*REQUIREMENTS*.
Repeat all the material exactly; pictures stay out of your copy.

** BEGIN DATA **

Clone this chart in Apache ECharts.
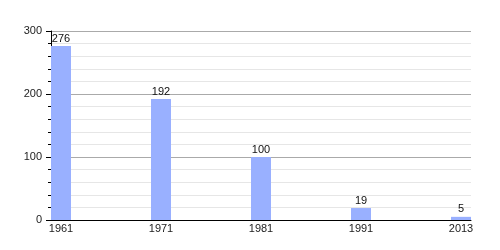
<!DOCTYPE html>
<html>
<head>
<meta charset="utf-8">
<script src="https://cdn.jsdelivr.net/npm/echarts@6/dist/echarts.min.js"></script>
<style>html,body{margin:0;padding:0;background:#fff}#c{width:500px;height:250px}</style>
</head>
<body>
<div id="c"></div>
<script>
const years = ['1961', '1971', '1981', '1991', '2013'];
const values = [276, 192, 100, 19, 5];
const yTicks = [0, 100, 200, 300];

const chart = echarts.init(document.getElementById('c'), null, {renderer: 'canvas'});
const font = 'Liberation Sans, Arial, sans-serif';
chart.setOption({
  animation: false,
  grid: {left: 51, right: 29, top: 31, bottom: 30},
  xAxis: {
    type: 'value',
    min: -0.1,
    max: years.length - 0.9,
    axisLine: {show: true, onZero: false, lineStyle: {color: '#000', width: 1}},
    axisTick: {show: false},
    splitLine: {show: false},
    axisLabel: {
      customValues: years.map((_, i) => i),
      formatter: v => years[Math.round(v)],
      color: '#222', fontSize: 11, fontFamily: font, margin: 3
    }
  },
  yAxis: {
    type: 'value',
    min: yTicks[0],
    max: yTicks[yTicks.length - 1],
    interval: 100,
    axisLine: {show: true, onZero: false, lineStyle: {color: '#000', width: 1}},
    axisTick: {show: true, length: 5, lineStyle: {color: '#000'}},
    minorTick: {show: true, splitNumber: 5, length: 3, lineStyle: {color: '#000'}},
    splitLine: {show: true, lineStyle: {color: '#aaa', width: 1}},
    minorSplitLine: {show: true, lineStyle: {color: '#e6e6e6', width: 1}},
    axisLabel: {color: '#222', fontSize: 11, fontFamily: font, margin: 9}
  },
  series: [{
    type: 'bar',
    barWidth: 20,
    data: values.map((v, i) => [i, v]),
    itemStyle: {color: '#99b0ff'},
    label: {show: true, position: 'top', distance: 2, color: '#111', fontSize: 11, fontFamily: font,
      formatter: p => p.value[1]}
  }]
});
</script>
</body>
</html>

** END DATA **

*RESULT*.
Clone this chart in Apache ECharts.
<!DOCTYPE html>
<html>
<head>
<meta charset="utf-8">
<script src="https://cdn.jsdelivr.net/npm/echarts@6/dist/echarts.min.js"></script>
<style>html,body{margin:0;padding:0;background:#fff}#c{width:500px;height:250px}</style>
</head>
<body>
<div id="c"></div>
<script>
const years = ['1961', '1971', '1981', '1991', '2013'];
const values = [276, 192, 100, 19, 5];
const yTicks = [0, 100, 200, 300];

const chart = echarts.init(document.getElementById('c'), null, {renderer: 'canvas'});
const font = 'Liberation Sans, Arial, sans-serif';
chart.setOption({
  animation: false,
  grid: {left: 51, right: 29, top: 31, bottom: 30},
  xAxis: {
    type: 'value',
    min: -0.1,
    max: years.length - 0.9,
    axisLine: {show: true, onZero: false, lineStyle: {color: '#000', width: 1}},
    axisTick: {show: false},
    splitLine: {show: false},
    axisLabel: {
      customValues: years.map((_, i) => i),
      formatter: v => years[Math.round(v)],
      color: '#222', fontSize: 11, fontFamily: font, margin: 3
    }
  },
  yAxis: {
    type: 'value',
    min: yTicks[0],
    max: yTicks[yTicks.length - 1],
    interval: 100,
    axisLine: {show: true, onZero: false, lineStyle: {color: '#000', width: 1}},
    axisTick: {show: true, length: 5, lineStyle: {color: '#000'}},
    minorTick: {show: true, splitNumber: 5, length: 3, lineStyle: {color: '#000'}},
    splitLine: {show: true, lineStyle: {color: '#aaa', width: 1}},
    minorSplitLine: {show: true, lineStyle: {color: '#e6e6e6', width: 1}},
    axisLabel: {color: '#222', fontSize: 11, fontFamily: font, margin: 9}
  },
  series: [{
    type: 'bar',
    barWidth: 20,
    data: values.map((v, i) => [i, v]),
    itemStyle: {color: '#99b0ff'},
    label: {show: true, position: 'top', distance: 2, color: '#111', fontSize: 11, fontFamily: font,
      formatter: p => p.value[1]}
  }]
});
</script>
</body>
</html>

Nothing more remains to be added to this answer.